All major US and European exchange-traded funds tracking Russian equities (such as the iShares MSCI Russia ETF - ERUS, or the VanEck Russia ETF - RSX) have been permanently halted, de-listed, and placed into liquidation. The underlying assets have either been written down to zero or remain frozen in Moscow, meaning investors have no way to trade or redeem these funds.
What is the current value of the MOEX Russia Index?
In mid-2026, the ruble-denominated MOEX Russia Index is trading in the range of 2,600 to 2,650 points. This is significantly lower than its all-time highs of over 4,200 points achieved in late 2021, reflecting the structural damage caused by economic isolation, inflation, and high domestic interest rates.
Do Russian companies still pay dividends to foreign holders?
Yes, many major blue-chip companies like Sberbank and Lukoil continue to declare and pay dividends. However, if you are a shareholder residing in an "unfriendly" country, these dividends are legally diverted into frozen "Type C" accounts. You cannot convert these rubles or transfer them out of Russia.

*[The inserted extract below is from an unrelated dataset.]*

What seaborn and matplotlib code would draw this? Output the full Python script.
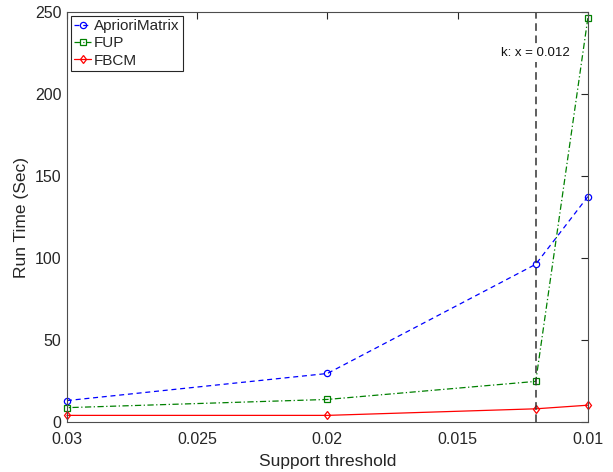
import matplotlib

matplotlib.use("Agg")
import matplotlib.pyplot as plt
import pandas as pd
import seaborn as sns

support = [0.03, 0.02, 0.012, 0.01]
apriori_matrix = [13.3, 29.8, 96.3, 137.5]
fup = [9.0, 14.0, 25.0, 246.2]
fbcm = [4.3, 4.3, 8.3, 10.5]
k_value = 0.012
x_ticks = [0.03, 0.025, 0.02, 0.015, 0.01]
x_tick_labels = ["0.03", "0.025", "0.02", "0.015", "0.01"]
y_ticks = [0, 50, 100, 150, 200, 250]

sns.set_theme(style="white")
plt.rcParams["font.family"] = ["Liberation Sans", "DejaVu Sans"]

fig = plt.figure(figsize=(6.13, 4.72), dpi=100)
ax = fig.add_axes([0.109, 0.105, 0.85, 0.87])

series = [
    ("AprioriMatrix", apriori_matrix, "#0000ff", (0, (4, 3)), "o"),
    ("FUP", fup, "#008000", (0, (5, 2, 1, 2)), "s"),
    ("FBCM", fbcm, "#ff0000", "-", "d"),
]
for name, vals, color, ls, marker in series:
    df = pd.DataFrame({"support": support, "time": vals})
    sns.lineplot(
        data=df, x="support", y="time", ax=ax, color=color, linestyle=ls,
        linewidth=0.9, marker=marker, markersize=4.5, markerfacecolor="none",
        markeredgecolor=color, markeredgewidth=0.9, label=name, clip_on=False,
    )

ax.axvline(k_value, color="#333333", linestyle=(0, (5, 3)), linewidth=1.1)
ax.text(k_value, 225, f"k: x = {k_value}", ha="center", va="center", fontsize=9.5,
        color="#111111", bbox=dict(facecolor="white", edgecolor="none", pad=2))

ax.set_xlim(0.03, 0.01)
ax.set_ylim(0, 250)
ax.set_xticks(x_ticks)
ax.set_xticklabels(x_tick_labels)
ax.set_yticks(y_ticks)
ax.tick_params(direction="in", length=5, width=0.8, top=True, right=True,
               labelsize=11.5, colors="#262626")
ax.tick_params(axis="x", pad=7)
ax.tick_params(axis="y", pad=4)
for s in ax.spines.values():
    s.set_color("#4d4d4d")
    s.set_linewidth(0.8)
ax.set_xlabel("Support threshold", fontsize=12.5, labelpad=5)
ax.set_ylabel("Run Time (Sec)", fontsize=12.5, labelpad=4)

leg = ax.legend(loc="upper left", fontsize=11, frameon=True, fancybox=False,
                borderaxespad=0.25, handlelength=1.1, handletextpad=0.15,
                labelspacing=0.2, borderpad=0.25)
leg.get_frame().set_edgecolor("#262626")
leg.get_frame().set_linewidth(0.8)
leg.get_frame().set_alpha(1)

fig.savefig("out.png", dpi=100)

Conclusion: An Isolated, Illiquid Island
In 2026, the russian stock market is no longer a standard financial asset class; it is a highly controlled, closed ecosystem. For domestic retail investors, it serves as a necessary, albeit risky, vehicle to hedge against local inflation and currency volatility. For the Russian government, it is a tool of economic optics and a mechanism to raise capital for domestic enterprises under pressure.
For the international investment community, however, MOEX remains a restricted zone. The structural barriers—including severe Western sanctions, frozen Type C accounts, and extreme currency conversion friction—make active participation nearly impossible and legally dangerous for Western capital. While the temptingly low valuations of resource-rich giants might catch the eye of contrarian traders in friendly jurisdictions, the realities of economic stagnation, geopolitical uncertainty, and an illiquid market structure dictate extreme caution. The Russian stock market has closed its gates to the global financial system, and those gates are unlikely to reopen anytime soon.